Creating the inflight experience
A career as a flight attendant at Alaska Airlines or Horizon Air is fast-paced, responsibility-filled—and a lot of fun. Constant travel, a flexible schedule, meeting new people, and providing safe, comfortable, memorable journeys for guests make the life of a flight attendant endlessly exciting and rewarding.
What it takes
- Minimum age of 21 years
- A high school diploma or equivalent
- 2 years’ customer or community service experience
- Authorization to work in the U.S. and enter/exit Canada and Mexico
- Reach 80 vertical inches (approximately 5’2” in height)
- Pass training and swimming test
- Ability to represent the brand and live our values with pride and integrity
- A love for travel and a tolerance for wacky schedules in the beginning of your career
How we hire
After reviewing applications, we select and invite several applicants to attend an interview event. The high-energy event includes an orientation, group activities, and one-on-one interviews.
If you accept a flight attendant position, you’ll be assigned to a class date to start training.
Horizon Air and Alaska Airlines provide 5-and-6 weeks, respectively, of tuition-free intensive training programs for each class of flight attendants. After training, flight attendants are equipped to fight fires, save lives and take on any obstacle. Trainees also spend time in the air working alongside current flight attendants for on-the-job experience.

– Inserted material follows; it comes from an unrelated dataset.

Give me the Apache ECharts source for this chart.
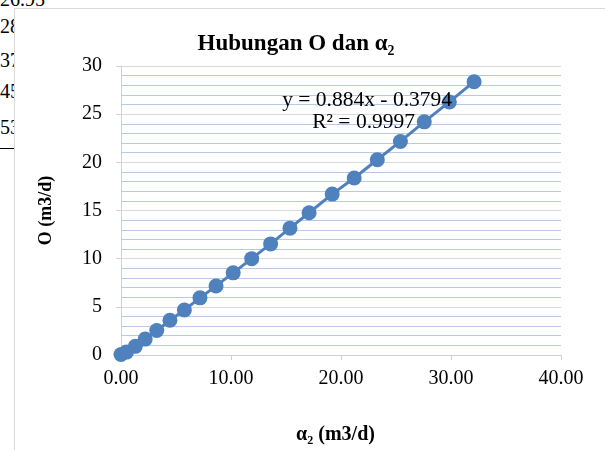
<!DOCTYPE html>
<html>
<head>
<meta charset="utf-8">
<script src="https://cdn.jsdelivr.net/npm/echarts@6/dist/echarts.min.js"></script>
<style>
  body { margin: 0; background: #fff; }
  .bg { position: absolute; left: 0; font: 20px 'Liberation Serif', serif; line-height: 20px; color: #000; }
  #box { position: absolute; left: 14px; top: 8px; width: 600px; height: 460px; background: #fff; border: 1px solid #d9d9d9; box-sizing: border-box; z-index: 1; }
  #main { position: absolute; left: 0; top: 0; width: 605px; height: 450px; z-index: 2; }
</style>
</head>
<body>
<!-- teks tabel di belakang grafik -->
<div class="bg" style="top:-11px">26.95</div>
<div class="bg" style="top:16px">28</div>
<div class="bg" style="top:50px">37</div>
<div class="bg" style="top:81px">45</div>
<div class="bg" style="top:117px">53</div>
<div style="position:absolute;left:0;top:148px;width:14px;height:1px;background:#000"></div>
<div id="box"></div>
<div id="main"></div>
<script>
// data
var alpha2 = [0.00, 0.50, 1.30, 2.20, 3.25, 4.45, 5.76, 7.18, 8.64, 10.20, 11.88, 13.60, 15.36, 17.10, 19.20, 21.20, 23.30, 25.40, 27.57, 29.85, 32.10];
var oVal = [0.05, 0.30, 0.90, 1.65, 2.55, 3.60, 4.67, 5.93, 7.17, 8.53, 10.00, 11.53, 13.17, 14.77, 16.70, 18.37, 20.27, 22.17, 24.20, 26.27, 28.37];
var xTicks = [0, 10, 20, 30, 40];
var yTicks = [0, 5, 10, 15, 20, 25, 30];

var font = "'Liberation Serif', serif";
var points = [];
for (var i = 0; i < alpha2.length; i++) {
  points.push([alpha2[i], oVal[i]]);
}

var myChart = echarts.init(document.getElementById('main'));
var option = {
  animation: false,
  title: {
    text: 'Hubungan O dan α₂',
    left: 291,
    textAlign: 'center',
    top: 28,
    textStyle: { fontFamily: font, fontWeight: 'bold', fontSize: 23, color: '#000' }
  },
  grid: { left: 121, right: 44, top: 66, bottom: 84 },
  xAxis: {
    type: 'value',
    min: xTicks[0],
    max: xTicks[xTicks.length - 1],
    interval: 10,
    name: 'α₂ (m3/d)',
    nameLocation: 'middle',
    nameGap: 70,
    nameTextStyle: { fontFamily: font, fontWeight: 'bold', fontSize: 20, color: '#000', padding: [0, 11, 0, 0] },
    axisLine: { show: true, lineStyle: { color: '#d0d0d0', width: 1 } },
    axisTick: { show: true, length: 5, lineStyle: { color: '#d0d0d0' } },
    axisLabel: {
      margin: 14,
      fontFamily: font, fontSize: 20, color: '#000',
      formatter: function (v) { return v.toFixed(2); }
    },
    splitLine: { show: false }
  },
  yAxis: {
    type: 'value',
    min: yTicks[0],
    max: yTicks[yTicks.length - 1],
    interval: 5,
    name: 'O (m3/d)',
    nameLocation: 'middle',
    nameRotate: 90,
    nameGap: 66,
    nameTextStyle: { fontFamily: font, fontWeight: 'bold', fontSize: 18, color: '#000' },
    axisLine: { show: true, lineStyle: { color: '#d0d0d0', width: 1 } },
    axisTick: { show: true, length: 5, lineStyle: { color: '#d0d0d0' } },
    axisLabel: { margin: 19, fontFamily: font, fontSize: 20, color: '#000' },
    splitLine: { show: true, lineStyle: { color: '#d9d9d9', width: 1 } },
    minorTick: { show: false, splitNumber: 5 },
    minorSplitLine: { show: true, lineStyle: { color: '#b7cae5', width: 1 } }
  },
  series: [{
    type: 'line',
    data: points,
    symbol: 'circle',
    symbolSize: 15,
    itemStyle: { color: '#4f81bd' },
    lineStyle: { color: '#4f81bd', width: 3 }
  }],
  graphic: {
    elements: [{
      type: 'text',
      x: 452,
      y: 100,
      style: { text: 'y = 0.884x - 0.3794', font: '21.5px ' + font, fill: '#000', align: 'right', verticalAlign: 'middle' },
      z: 100
    }, {
      type: 'text',
      x: 415,
      y: 122,
      style: { text: 'R² = 0.9997', font: '21.5px ' + font, fill: '#000', align: 'right', verticalAlign: 'middle' },
      z: 100
    }]
  }
};
myChart.setOption(option);
</script>
</body>
</html>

- Training is six-days a week in Seattle, WA, and trainees must attend each day of class throughout the program.
- We provide shared hotel rooms with your classmates for the duration of training.
Your schedule after training
Upon completion of training, new flight attendants are on reserve. This means a block of time is scheduled in advance when you need to be available to be called out to work at a 2-hour notice.
The duration of your reserve status will be determined by your base seniority.
Also, as a flight attendant for either Alaska Airlines or Horizon Air, you will be part of The Association of Flight Attendants (AFA) union.
During training, you’ll be assigned to a “home base.” While we serve more than 115 destinations, your flight schedules will start and end at your base, so you’ll need to relocate or commute to that location. As you gain seniority, you’ll be able to bid for different bases.